The second-largest change to estimated proved reserves was for China, where estimated proved reserves increased by 17 trillion cubic feet (16 percent), from 107 trillion cubic feet in 2012 to 124 trillion cubic feet in 2013. As a result, China's estimated proved reserves are now the world's eleventh largest, and Iraq's proved reserves have dropped to the twelfth largest. Russia's estimated proved reserves remained the world's largest at 1,688 trillion cubic feet.
Current estimates of worldwide natural gas proved reserves indicate a large resource base to support growth in markets through 2040 and beyond. Like reserves for other fossil fuels, natural gas reserves are spread unevenly around the world. Natural gas proved reserves are concentrated in Eurasia and the Middle East, where ratios of proved reserves to production suggest decades of resource availability. In the OECD countries, however, including many in which there are relatively high levels of consumption, current ratios of proved reserves to production are significantly lower. The impact of that disparity is reflected in the IEO2013 projections for increased international trade in natural gas.
Almost three-quarters of the world's proved natural gas reserves are located in the Middle East and Eurasia (Figure 69), with Russia, Iran, and Qatar together accounting for about 55 percent of world proved natural gas reserves as of January 1, 2013 (Table 9).
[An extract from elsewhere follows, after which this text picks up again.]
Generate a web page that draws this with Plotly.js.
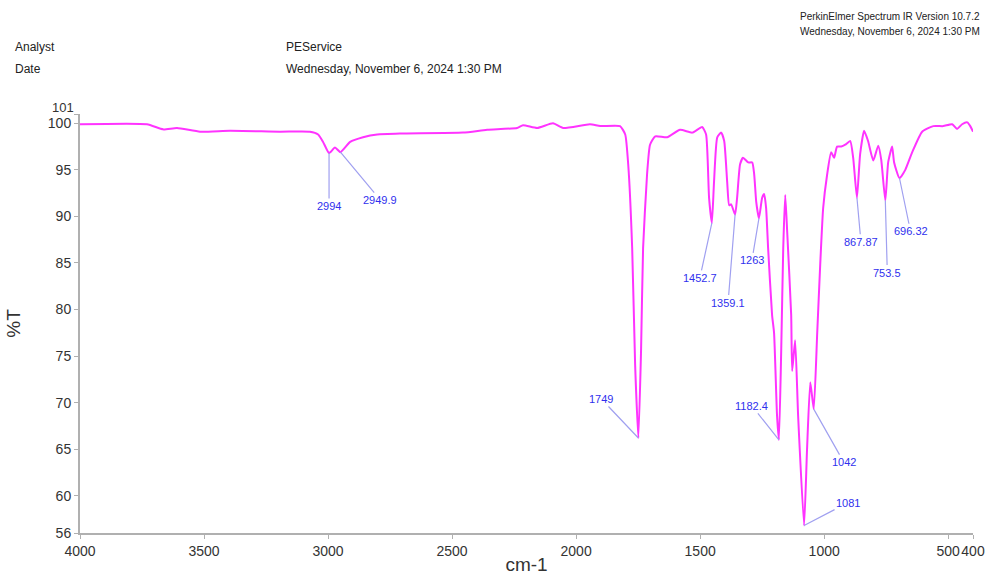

Proved reserves in the rest of the world's regions are distributed fairly evenly. Despite high rates of increase in natural gas consumption, particularly over the past decade, most regional reserves-to-production ratios have remained high. Worldwide, the reserves-to-production ratio is estimated at 63.6 years . Central and South America has a reserves-to-production ratio of 45.2 years, Russia 73.5 years, and Africa 71.7 years. The Middle East's reserves-to-production ratio exceeds 100 years.
Proved reserves include only estimated quantities of natural gas that can be produced economically from known reservoirs, and therefore they are only a subset of the entire potential natural gas resource base. Resource base estimates include estimated quantities of both discovered and undiscovered natural gas that have the potential to be classified as reserves at some time in the future. In the Reference case, the resource base does not pose a constraint on global natural gas supply. By basing long-term production assessments on resources rather than reserves, EIA is able to present projections that are physically achievable and can be supported beyond the 2040 projection horizon. The realization of such production levels depends on future growth in world demand, taking into consideration such above-ground limitations on production as profitability and specific national regulations, among others.